▶ [Required task] Reproduce exactly the lines below, from the first one through the line containing "const currentMinorTicks = [-2.5, -1.5, -0.5];", and omit any pictures.

<<<<

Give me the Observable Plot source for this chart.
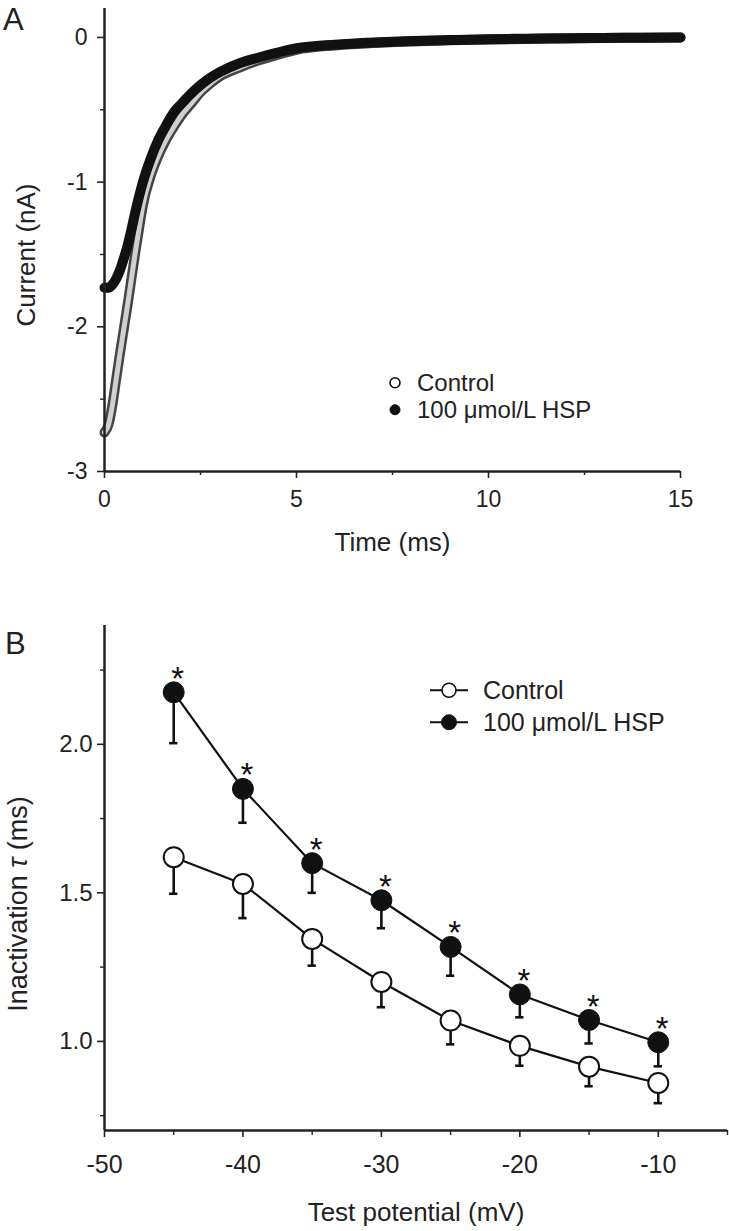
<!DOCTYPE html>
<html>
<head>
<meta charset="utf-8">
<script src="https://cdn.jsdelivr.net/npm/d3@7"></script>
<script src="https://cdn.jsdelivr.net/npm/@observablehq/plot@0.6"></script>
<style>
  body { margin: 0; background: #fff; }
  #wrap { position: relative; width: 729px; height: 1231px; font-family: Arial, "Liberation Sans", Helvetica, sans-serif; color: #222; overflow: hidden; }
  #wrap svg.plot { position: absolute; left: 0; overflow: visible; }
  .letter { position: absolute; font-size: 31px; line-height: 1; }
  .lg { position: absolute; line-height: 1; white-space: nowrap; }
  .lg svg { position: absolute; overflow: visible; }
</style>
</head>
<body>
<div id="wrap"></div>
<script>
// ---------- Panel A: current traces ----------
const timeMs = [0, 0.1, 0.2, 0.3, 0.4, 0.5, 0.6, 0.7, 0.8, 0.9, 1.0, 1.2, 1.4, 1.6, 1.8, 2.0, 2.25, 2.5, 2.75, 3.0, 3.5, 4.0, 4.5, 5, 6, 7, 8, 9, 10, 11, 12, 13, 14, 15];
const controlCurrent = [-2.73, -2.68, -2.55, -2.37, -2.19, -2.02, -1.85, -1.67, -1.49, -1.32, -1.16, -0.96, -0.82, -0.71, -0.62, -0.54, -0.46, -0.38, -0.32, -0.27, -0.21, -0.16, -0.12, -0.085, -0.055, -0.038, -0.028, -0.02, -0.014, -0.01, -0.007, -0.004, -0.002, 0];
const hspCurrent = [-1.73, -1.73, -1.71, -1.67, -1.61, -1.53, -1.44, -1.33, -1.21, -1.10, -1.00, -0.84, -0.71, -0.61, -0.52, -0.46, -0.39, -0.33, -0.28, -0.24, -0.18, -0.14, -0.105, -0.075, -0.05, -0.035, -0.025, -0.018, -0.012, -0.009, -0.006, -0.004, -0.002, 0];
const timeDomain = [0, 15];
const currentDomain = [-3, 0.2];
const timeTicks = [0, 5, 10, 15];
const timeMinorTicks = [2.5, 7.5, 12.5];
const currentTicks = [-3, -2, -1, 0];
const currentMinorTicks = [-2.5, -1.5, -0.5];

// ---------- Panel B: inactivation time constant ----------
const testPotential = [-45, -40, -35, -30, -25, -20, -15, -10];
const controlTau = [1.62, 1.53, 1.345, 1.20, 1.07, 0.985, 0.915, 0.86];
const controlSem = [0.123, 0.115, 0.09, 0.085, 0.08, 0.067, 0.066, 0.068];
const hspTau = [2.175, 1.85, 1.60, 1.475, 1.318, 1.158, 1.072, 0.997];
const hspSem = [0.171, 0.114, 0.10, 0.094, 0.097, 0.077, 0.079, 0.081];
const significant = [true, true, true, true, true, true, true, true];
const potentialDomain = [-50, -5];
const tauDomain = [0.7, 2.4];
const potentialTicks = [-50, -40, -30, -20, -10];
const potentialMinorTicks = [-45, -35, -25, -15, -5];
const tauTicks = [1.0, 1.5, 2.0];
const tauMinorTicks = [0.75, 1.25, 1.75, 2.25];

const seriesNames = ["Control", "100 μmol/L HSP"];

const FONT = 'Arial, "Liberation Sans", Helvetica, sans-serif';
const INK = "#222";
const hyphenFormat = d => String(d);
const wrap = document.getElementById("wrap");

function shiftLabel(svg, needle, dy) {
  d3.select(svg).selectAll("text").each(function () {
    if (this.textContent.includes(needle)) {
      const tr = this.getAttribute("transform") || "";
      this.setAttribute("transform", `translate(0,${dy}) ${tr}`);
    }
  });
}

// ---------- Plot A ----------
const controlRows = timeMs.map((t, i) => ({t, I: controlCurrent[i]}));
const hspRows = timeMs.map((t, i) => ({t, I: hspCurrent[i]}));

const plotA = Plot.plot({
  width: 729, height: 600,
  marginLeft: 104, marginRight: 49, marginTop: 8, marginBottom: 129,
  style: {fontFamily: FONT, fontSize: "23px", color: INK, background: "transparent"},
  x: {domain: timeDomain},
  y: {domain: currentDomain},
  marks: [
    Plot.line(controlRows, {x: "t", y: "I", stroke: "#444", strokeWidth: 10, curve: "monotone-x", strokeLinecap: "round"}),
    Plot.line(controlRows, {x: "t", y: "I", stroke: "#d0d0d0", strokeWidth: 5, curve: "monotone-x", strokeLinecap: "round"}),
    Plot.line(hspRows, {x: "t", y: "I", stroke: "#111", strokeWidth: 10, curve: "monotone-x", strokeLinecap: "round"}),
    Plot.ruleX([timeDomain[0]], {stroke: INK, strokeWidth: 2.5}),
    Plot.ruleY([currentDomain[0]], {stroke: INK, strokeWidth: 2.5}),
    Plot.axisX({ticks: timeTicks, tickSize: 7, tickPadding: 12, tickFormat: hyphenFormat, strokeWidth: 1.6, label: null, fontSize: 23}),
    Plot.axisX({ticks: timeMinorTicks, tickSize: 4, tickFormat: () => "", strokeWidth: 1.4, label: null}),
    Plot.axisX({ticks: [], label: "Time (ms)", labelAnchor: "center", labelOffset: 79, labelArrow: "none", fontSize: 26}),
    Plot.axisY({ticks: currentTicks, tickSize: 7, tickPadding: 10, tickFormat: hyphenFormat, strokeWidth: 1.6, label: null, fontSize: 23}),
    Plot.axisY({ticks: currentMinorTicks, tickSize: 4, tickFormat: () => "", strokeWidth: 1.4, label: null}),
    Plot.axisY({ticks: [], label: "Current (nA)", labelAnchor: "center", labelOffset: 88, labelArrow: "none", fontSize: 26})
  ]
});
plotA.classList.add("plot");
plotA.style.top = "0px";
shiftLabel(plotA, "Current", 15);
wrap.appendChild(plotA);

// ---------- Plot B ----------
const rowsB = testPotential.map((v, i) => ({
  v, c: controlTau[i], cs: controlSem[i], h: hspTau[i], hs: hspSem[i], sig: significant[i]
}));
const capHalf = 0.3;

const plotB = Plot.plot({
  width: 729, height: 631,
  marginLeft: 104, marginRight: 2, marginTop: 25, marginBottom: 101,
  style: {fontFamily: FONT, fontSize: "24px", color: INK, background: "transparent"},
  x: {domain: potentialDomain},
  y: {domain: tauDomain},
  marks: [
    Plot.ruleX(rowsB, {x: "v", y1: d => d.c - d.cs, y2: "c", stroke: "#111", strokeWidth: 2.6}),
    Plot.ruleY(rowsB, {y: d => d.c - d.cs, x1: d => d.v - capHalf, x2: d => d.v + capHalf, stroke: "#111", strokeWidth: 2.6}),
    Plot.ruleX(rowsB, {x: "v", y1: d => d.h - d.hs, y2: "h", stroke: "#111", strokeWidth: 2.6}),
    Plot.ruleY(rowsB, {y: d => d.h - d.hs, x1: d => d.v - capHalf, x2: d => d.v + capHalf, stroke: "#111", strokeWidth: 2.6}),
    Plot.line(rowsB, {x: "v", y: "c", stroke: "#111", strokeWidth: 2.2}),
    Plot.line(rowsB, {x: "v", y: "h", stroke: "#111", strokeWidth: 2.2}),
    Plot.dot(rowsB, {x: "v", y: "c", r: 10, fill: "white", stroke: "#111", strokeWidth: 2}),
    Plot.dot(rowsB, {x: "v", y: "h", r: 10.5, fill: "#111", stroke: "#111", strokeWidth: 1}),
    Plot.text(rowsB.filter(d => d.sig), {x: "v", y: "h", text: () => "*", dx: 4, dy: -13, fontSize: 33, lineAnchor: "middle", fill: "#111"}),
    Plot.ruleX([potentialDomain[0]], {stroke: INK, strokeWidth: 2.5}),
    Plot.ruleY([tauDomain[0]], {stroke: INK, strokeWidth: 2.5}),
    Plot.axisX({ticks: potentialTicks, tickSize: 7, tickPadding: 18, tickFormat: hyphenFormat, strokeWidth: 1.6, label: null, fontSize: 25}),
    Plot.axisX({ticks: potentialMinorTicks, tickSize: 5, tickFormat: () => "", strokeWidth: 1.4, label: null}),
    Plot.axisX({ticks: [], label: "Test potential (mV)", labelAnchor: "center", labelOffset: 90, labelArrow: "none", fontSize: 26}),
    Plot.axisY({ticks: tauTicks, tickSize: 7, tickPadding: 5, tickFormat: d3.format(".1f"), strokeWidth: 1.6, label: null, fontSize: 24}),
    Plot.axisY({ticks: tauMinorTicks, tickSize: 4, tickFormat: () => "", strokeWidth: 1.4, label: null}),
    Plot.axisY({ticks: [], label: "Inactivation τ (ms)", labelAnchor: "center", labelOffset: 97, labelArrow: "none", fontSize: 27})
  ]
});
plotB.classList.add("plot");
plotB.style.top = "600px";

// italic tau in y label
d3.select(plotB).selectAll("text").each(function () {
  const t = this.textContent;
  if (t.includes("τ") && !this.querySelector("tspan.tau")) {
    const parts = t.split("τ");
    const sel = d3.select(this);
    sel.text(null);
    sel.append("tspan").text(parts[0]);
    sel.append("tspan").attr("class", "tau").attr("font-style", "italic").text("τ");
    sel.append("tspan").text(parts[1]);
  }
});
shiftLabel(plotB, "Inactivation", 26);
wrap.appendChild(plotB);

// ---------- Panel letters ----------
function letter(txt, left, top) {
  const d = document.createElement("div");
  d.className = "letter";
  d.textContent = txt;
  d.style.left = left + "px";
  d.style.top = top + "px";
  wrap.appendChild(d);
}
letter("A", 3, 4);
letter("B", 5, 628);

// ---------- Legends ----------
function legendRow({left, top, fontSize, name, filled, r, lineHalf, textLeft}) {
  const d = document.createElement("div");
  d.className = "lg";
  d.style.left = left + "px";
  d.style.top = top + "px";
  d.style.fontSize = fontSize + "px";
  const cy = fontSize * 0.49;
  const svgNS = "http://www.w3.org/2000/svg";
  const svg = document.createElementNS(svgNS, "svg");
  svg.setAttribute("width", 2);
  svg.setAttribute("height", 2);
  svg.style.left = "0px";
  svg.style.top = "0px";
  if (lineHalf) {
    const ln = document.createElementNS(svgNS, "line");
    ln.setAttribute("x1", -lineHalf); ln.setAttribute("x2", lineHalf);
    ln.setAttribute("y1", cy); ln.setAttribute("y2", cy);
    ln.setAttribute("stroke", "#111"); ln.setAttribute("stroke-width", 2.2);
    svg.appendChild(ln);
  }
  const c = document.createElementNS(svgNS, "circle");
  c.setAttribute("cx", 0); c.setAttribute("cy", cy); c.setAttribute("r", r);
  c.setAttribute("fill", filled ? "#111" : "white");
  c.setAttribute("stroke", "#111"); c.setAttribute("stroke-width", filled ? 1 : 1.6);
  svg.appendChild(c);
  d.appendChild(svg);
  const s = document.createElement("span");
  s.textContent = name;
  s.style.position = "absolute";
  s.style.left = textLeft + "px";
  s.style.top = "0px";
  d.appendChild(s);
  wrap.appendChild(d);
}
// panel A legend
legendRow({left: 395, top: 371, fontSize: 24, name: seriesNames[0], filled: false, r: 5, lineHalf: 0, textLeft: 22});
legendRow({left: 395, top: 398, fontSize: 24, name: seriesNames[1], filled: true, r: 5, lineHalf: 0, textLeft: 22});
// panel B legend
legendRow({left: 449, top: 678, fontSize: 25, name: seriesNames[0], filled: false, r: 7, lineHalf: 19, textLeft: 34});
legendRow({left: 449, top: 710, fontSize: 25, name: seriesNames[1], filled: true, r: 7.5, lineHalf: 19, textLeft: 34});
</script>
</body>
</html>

>>>>

▶ [Task solution]
Give me the Observable Plot source for this chart.
<!DOCTYPE html>
<html>
<head>
<meta charset="utf-8">
<script src="https://cdn.jsdelivr.net/npm/d3@7"></script>
<script src="https://cdn.jsdelivr.net/npm/@observablehq/plot@0.6"></script>
<style>
  body { margin: 0; background: #fff; }
  #wrap { position: relative; width: 729px; height: 1231px; font-family: Arial, "Liberation Sans", Helvetica, sans-serif; color: #222; overflow: hidden; }
  #wrap svg.plot { position: absolute; left: 0; overflow: visible; }
  .letter { position: absolute; font-size: 31px; line-height: 1; }
  .lg { position: absolute; line-height: 1; white-space: nowrap; }
  .lg svg { position: absolute; overflow: visible; }
</style>
</head>
<body>
<div id="wrap"></div>
<script>
// ---------- Panel A: current traces ----------
const timeMs = [0, 0.1, 0.2, 0.3, 0.4, 0.5, 0.6, 0.7, 0.8, 0.9, 1.0, 1.2, 1.4, 1.6, 1.8, 2.0, 2.25, 2.5, 2.75, 3.0, 3.5, 4.0, 4.5, 5, 6, 7, 8, 9, 10, 11, 12, 13, 14, 15];
const controlCurrent = [-2.73, -2.68, -2.55, -2.37, -2.19, -2.02, -1.85, -1.67, -1.49, -1.32, -1.16, -0.96, -0.82, -0.71, -0.62, -0.54, -0.46, -0.38, -0.32, -0.27, -0.21, -0.16, -0.12, -0.085, -0.055, -0.038, -0.028, -0.02, -0.014, -0.01, -0.007, -0.004, -0.002, 0];
const hspCurrent = [-1.73, -1.73, -1.71, -1.67, -1.61, -1.53, -1.44, -1.33, -1.21, -1.10, -1.00, -0.84, -0.71, -0.61, -0.52, -0.46, -0.39, -0.33, -0.28, -0.24, -0.18, -0.14, -0.105, -0.075, -0.05, -0.035, -0.025, -0.018, -0.012, -0.009, -0.006, -0.004, -0.002, 0];
const timeDomain = [0, 15];
const currentDomain = [-3, 0.2];
const timeTicks = [0, 5, 10, 15];
const timeMinorTicks = [2.5, 7.5, 12.5];
const currentTicks = [-3, -2, -1, 0];
const currentMinorTicks = [-2.5, -1.5, -0.5];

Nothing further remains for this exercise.